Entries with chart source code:
* * * *
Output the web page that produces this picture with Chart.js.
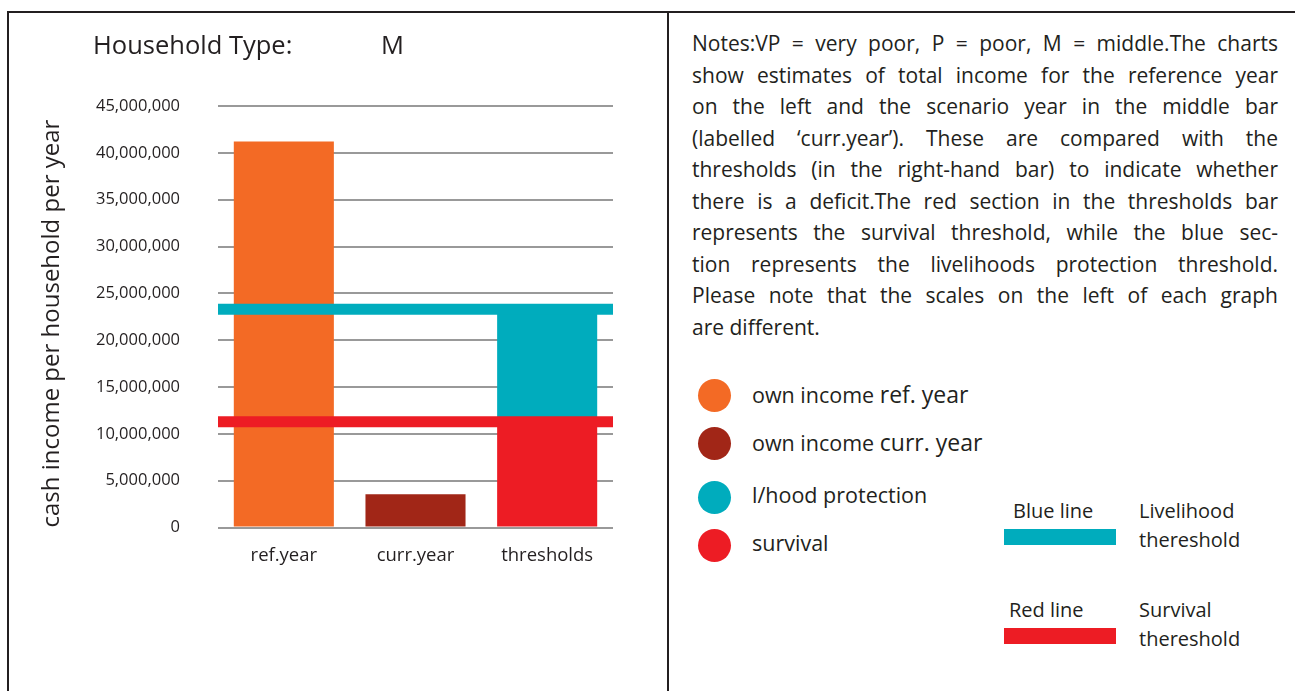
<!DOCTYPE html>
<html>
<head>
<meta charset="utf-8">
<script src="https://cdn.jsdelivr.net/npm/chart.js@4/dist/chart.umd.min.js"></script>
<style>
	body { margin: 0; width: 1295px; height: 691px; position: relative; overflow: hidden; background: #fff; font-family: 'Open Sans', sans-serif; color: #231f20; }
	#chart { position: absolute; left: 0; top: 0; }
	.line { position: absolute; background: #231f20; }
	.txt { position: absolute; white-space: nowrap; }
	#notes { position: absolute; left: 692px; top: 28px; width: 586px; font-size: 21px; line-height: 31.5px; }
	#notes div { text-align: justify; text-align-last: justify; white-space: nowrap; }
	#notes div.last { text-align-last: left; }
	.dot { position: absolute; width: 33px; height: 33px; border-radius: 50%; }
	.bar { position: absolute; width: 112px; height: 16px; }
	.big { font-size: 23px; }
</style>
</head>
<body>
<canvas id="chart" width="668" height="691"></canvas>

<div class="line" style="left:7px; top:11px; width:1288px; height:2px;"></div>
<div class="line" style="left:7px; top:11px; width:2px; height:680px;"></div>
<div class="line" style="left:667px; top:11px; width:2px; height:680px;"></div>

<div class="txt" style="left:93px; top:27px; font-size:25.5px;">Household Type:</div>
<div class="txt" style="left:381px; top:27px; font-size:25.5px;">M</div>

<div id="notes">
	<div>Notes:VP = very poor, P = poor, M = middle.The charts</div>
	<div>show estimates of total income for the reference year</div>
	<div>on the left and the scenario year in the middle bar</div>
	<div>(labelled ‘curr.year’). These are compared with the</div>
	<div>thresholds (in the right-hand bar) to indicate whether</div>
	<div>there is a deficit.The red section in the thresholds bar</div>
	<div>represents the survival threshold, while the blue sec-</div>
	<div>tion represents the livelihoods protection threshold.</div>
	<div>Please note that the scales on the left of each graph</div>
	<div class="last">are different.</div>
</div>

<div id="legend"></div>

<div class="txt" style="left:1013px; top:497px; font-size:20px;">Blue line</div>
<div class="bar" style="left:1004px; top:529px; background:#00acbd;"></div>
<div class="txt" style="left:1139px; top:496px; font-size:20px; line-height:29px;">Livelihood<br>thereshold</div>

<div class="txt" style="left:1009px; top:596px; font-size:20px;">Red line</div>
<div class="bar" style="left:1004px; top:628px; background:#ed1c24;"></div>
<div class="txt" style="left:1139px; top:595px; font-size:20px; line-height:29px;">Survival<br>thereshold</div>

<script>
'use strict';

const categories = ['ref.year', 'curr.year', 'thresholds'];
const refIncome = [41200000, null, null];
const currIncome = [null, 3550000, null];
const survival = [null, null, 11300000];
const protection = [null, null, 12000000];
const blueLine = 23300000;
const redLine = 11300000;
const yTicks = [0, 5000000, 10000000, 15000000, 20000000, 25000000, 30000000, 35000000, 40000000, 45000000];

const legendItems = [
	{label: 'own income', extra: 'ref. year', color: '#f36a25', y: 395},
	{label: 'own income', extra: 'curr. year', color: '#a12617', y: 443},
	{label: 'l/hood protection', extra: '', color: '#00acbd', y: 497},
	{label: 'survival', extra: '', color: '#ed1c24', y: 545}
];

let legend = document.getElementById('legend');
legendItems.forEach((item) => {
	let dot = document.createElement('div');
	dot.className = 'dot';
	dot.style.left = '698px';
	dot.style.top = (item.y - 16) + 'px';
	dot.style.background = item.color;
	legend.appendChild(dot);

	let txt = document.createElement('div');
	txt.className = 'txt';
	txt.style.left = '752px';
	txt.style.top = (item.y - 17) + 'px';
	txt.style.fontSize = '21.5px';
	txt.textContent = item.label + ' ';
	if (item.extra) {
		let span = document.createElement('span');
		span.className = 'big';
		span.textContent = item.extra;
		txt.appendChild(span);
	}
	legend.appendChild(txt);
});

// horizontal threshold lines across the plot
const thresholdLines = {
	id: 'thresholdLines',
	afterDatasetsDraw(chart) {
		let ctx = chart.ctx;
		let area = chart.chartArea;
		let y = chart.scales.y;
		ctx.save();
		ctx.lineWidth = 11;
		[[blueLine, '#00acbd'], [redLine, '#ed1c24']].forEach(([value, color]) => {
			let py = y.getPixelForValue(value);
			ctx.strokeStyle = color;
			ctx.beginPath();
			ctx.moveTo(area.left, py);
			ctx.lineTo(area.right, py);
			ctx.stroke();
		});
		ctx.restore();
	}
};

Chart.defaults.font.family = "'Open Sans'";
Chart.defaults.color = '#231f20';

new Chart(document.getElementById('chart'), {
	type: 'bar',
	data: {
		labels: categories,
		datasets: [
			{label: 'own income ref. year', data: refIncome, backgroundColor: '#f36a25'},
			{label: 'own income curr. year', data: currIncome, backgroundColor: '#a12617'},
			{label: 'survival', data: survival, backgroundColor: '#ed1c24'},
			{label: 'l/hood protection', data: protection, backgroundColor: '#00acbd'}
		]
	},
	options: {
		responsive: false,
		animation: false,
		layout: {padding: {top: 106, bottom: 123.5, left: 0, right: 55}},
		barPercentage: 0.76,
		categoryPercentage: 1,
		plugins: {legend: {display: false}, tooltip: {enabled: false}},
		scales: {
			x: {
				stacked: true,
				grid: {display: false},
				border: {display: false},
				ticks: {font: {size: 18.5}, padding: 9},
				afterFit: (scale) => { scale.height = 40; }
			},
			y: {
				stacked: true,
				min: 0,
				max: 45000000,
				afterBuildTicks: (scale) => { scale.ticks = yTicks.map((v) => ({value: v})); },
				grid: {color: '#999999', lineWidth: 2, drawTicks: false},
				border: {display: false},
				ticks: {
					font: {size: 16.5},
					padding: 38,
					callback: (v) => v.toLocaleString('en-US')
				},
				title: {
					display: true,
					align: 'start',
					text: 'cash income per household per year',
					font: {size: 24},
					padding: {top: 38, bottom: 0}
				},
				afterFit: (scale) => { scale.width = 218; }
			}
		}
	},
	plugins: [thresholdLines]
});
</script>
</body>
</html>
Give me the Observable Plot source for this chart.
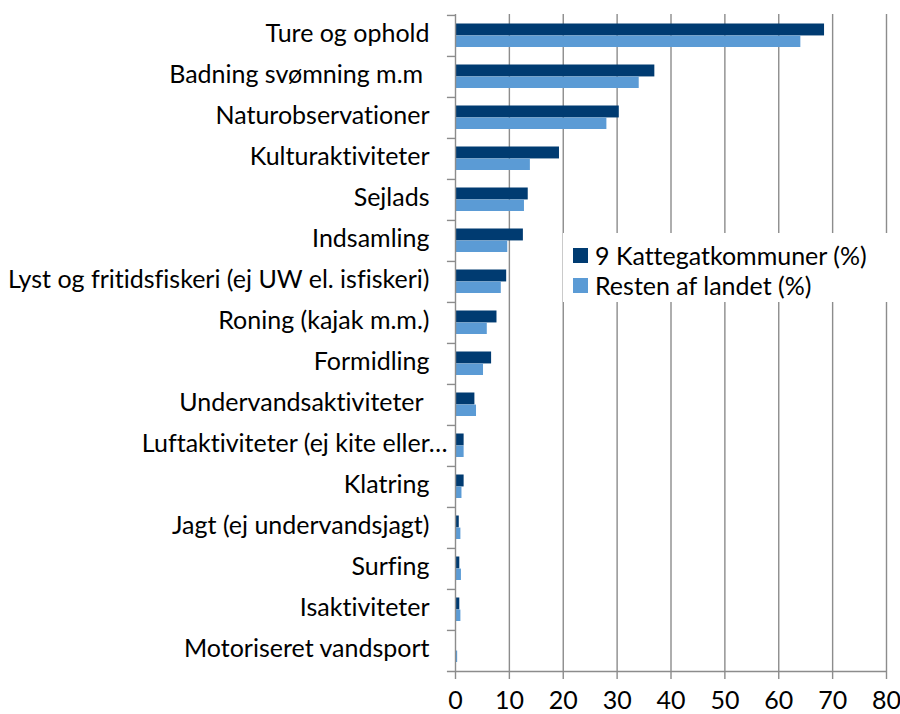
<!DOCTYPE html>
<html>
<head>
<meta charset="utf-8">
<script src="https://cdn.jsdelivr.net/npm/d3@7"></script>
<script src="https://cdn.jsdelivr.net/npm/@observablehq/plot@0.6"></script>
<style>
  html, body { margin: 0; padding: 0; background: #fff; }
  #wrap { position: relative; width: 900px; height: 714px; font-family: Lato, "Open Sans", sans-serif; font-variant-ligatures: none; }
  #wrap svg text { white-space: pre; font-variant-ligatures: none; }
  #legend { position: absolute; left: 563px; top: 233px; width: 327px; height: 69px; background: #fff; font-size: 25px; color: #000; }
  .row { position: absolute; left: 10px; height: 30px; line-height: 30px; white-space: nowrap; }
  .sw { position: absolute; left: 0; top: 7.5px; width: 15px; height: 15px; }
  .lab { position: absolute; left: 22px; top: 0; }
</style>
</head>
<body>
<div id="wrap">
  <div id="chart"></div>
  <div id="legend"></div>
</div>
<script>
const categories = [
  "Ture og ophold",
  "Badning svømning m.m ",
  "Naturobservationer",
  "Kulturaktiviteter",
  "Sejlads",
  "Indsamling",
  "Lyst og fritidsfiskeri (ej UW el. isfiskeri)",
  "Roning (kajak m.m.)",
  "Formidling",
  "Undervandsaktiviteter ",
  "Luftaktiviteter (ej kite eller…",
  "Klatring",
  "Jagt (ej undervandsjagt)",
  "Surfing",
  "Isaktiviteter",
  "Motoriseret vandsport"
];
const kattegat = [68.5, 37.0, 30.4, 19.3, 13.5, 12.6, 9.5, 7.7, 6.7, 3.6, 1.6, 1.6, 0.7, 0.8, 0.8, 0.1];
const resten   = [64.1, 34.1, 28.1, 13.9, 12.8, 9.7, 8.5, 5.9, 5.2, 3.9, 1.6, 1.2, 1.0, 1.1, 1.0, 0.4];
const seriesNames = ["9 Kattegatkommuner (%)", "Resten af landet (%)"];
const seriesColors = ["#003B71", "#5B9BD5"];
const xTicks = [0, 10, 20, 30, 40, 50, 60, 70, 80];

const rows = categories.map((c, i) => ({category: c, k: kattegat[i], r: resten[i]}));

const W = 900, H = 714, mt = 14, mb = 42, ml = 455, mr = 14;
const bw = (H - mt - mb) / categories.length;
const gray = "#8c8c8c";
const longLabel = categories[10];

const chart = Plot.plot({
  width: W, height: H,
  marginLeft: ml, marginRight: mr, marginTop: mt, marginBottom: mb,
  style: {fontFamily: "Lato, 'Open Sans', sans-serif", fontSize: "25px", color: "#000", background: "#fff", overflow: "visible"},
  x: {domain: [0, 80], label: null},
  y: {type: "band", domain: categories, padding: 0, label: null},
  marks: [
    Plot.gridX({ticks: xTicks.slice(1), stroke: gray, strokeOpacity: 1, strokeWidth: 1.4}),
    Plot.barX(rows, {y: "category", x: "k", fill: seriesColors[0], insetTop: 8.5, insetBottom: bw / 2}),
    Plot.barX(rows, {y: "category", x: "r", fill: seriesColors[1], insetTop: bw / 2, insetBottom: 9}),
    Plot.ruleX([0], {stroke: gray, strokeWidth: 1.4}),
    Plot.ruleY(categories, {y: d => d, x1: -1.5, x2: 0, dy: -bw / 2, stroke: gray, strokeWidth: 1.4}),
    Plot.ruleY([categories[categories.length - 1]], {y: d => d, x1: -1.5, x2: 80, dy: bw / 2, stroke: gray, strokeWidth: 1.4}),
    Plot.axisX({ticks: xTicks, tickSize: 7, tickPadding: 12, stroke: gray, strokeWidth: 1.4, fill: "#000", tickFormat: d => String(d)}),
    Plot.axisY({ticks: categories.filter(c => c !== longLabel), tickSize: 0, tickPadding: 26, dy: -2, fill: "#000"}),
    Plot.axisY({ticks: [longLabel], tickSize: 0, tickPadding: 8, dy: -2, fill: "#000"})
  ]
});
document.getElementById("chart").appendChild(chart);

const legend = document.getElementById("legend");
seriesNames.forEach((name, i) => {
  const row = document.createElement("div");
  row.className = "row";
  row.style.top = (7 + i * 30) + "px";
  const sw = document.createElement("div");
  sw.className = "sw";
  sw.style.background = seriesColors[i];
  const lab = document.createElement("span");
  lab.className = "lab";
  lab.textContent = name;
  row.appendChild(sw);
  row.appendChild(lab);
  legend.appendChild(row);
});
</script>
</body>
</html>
* * * *
Retype the lines above exactly as they appear, from the line containing "Give me the" through the line containing "const rows = categories.map((c, i)", and leave out any pictures.

Give me the Observable Plot source for this chart.
<!DOCTYPE html>
<html>
<head>
<meta charset="utf-8">
<script src="https://cdn.jsdelivr.net/npm/d3@7"></script>
<script src="https://cdn.jsdelivr.net/npm/@observablehq/plot@0.6"></script>
<style>
  html, body { margin: 0; padding: 0; background: #fff; }
  #wrap { position: relative; width: 900px; height: 714px; font-family: Lato, "Open Sans", sans-serif; font-variant-ligatures: none; }
  #wrap svg text { white-space: pre; font-variant-ligatures: none; }
  #legend { position: absolute; left: 563px; top: 233px; width: 327px; height: 69px; background: #fff; font-size: 25px; color: #000; }
  .row { position: absolute; left: 10px; height: 30px; line-height: 30px; white-space: nowrap; }
  .sw { position: absolute; left: 0; top: 7.5px; width: 15px; height: 15px; }
  .lab { position: absolute; left: 22px; top: 0; }
</style>
</head>
<body>
<div id="wrap">
  <div id="chart"></div>
  <div id="legend"></div>
</div>
<script>
const categories = [
  "Ture og ophold",
  "Badning svømning m.m ",
  "Naturobservationer",
  "Kulturaktiviteter",
  "Sejlads",
  "Indsamling",
  "Lyst og fritidsfiskeri (ej UW el. isfiskeri)",
  "Roning (kajak m.m.)",
  "Formidling",
  "Undervandsaktiviteter ",
  "Luftaktiviteter (ej kite eller…",
  "Klatring",
  "Jagt (ej undervandsjagt)",
  "Surfing",
  "Isaktiviteter",
  "Motoriseret vandsport"
];
const kattegat = [68.5, 37.0, 30.4, 19.3, 13.5, 12.6, 9.5, 7.7, 6.7, 3.6, 1.6, 1.6, 0.7, 0.8, 0.8, 0.1];
const resten   = [64.1, 34.1, 28.1, 13.9, 12.8, 9.7, 8.5, 5.9, 5.2, 3.9, 1.6, 1.2, 1.0, 1.1, 1.0, 0.4];
const seriesNames = ["9 Kattegatkommuner (%)", "Resten af landet (%)"];
const seriesColors = ["#003B71", "#5B9BD5"];
const xTicks = [0, 10, 20, 30, 40, 50, 60, 70, 80];

const rows = categories.map((c, i) => ({category: c, k: kattegat[i], r: resten[i]}));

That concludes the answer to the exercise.